Thanks Bipben for the GPU generator and your hard work!  I've gone ahead and doubled your burst wallet balance for you. 

Wow! Thanks a lot for your support 

I will continue to enhance the plot generator. The next version will be centered on performance.
Some people pointed out that it would be great to be able to split the work between many graphic cards. I will add this feature to the roadmap.
v.2.0.0 seems solid, thanks.... 
Also, could you explain the relationship of the stagger size/hashes ratio? It was kind of vague to understand it.
There is no relationship between the two.
The <staggerSize> parameter is used to order the scoops into the resulting plots file. The greater the stagger, the more RAM will be required to generate the nonces.
The <hashesSize> parameter is a value between 1 and 8160 used to split the step2 global work in chunks. Those chunks of workload are then queued to your graphic card one after another.

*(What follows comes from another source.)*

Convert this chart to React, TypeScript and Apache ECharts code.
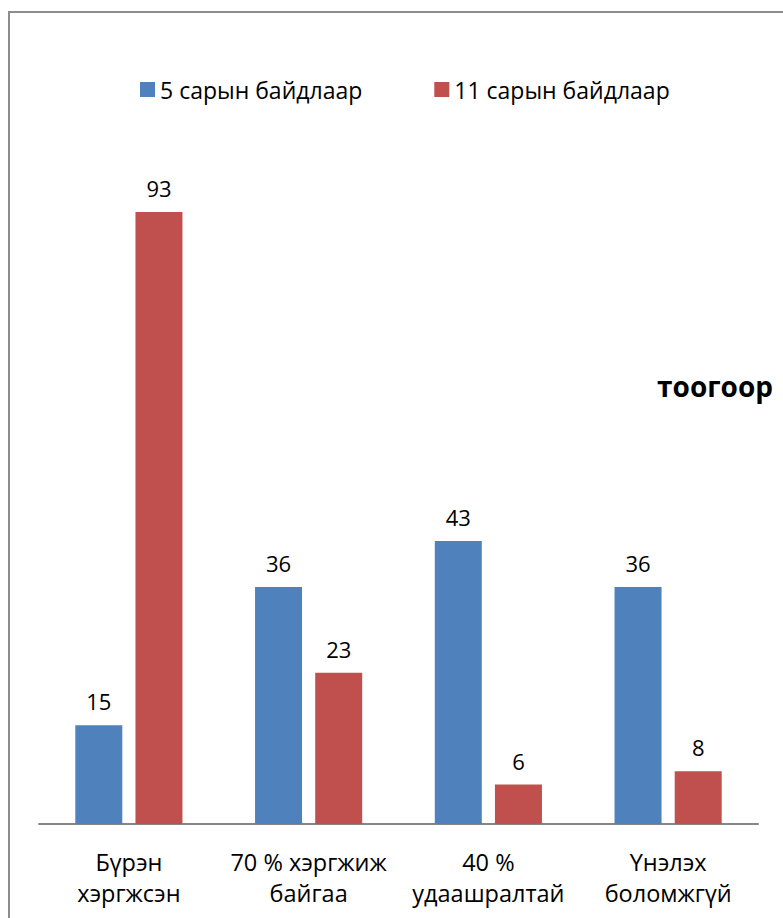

Example : ./gpuPlotGenerator 0 0 <path> <address> 0 100 10 64 400
-> Creating generation buffer ((PLOT_SIZE + 16) * staggerSize)
-> Creating result buffer (PLOT_SIZE * staggerSize)
-----> Generating 10 (staggerSize) nonces (from 0 to 9)
-> Step1: Buffer initialisation spread on <threadsNumber=64> threads
-> Step2:
  -> Computing 400 hashes spread on <threadsNumber=64> threads (from 0 to 399)
  -> Computing 400 hashes spread on <threadsNumber=64> threads (from 400 to 799)
  -> ...
-> Step3: reordering scoops : moving them from the generation buffer to the result buffer
-> Writing nonces to disk
-----> Generating 10 (staggerSize) nonces (from 10 to 19)
... and so on
As you can see, without the reordering process, we should be able to reduce the amount of memory needed by the plot generation (or at least scaling it as we want without any impact in the mining) and greatly enhance its parallelization. Postponing this step could greatly improve the whole generation process but will increased I/O operations. I will make different versions to test some ideas on that matter.
Also, I will try to lighten has much as possible the step2 kernel processing to increase the nonces/minutes.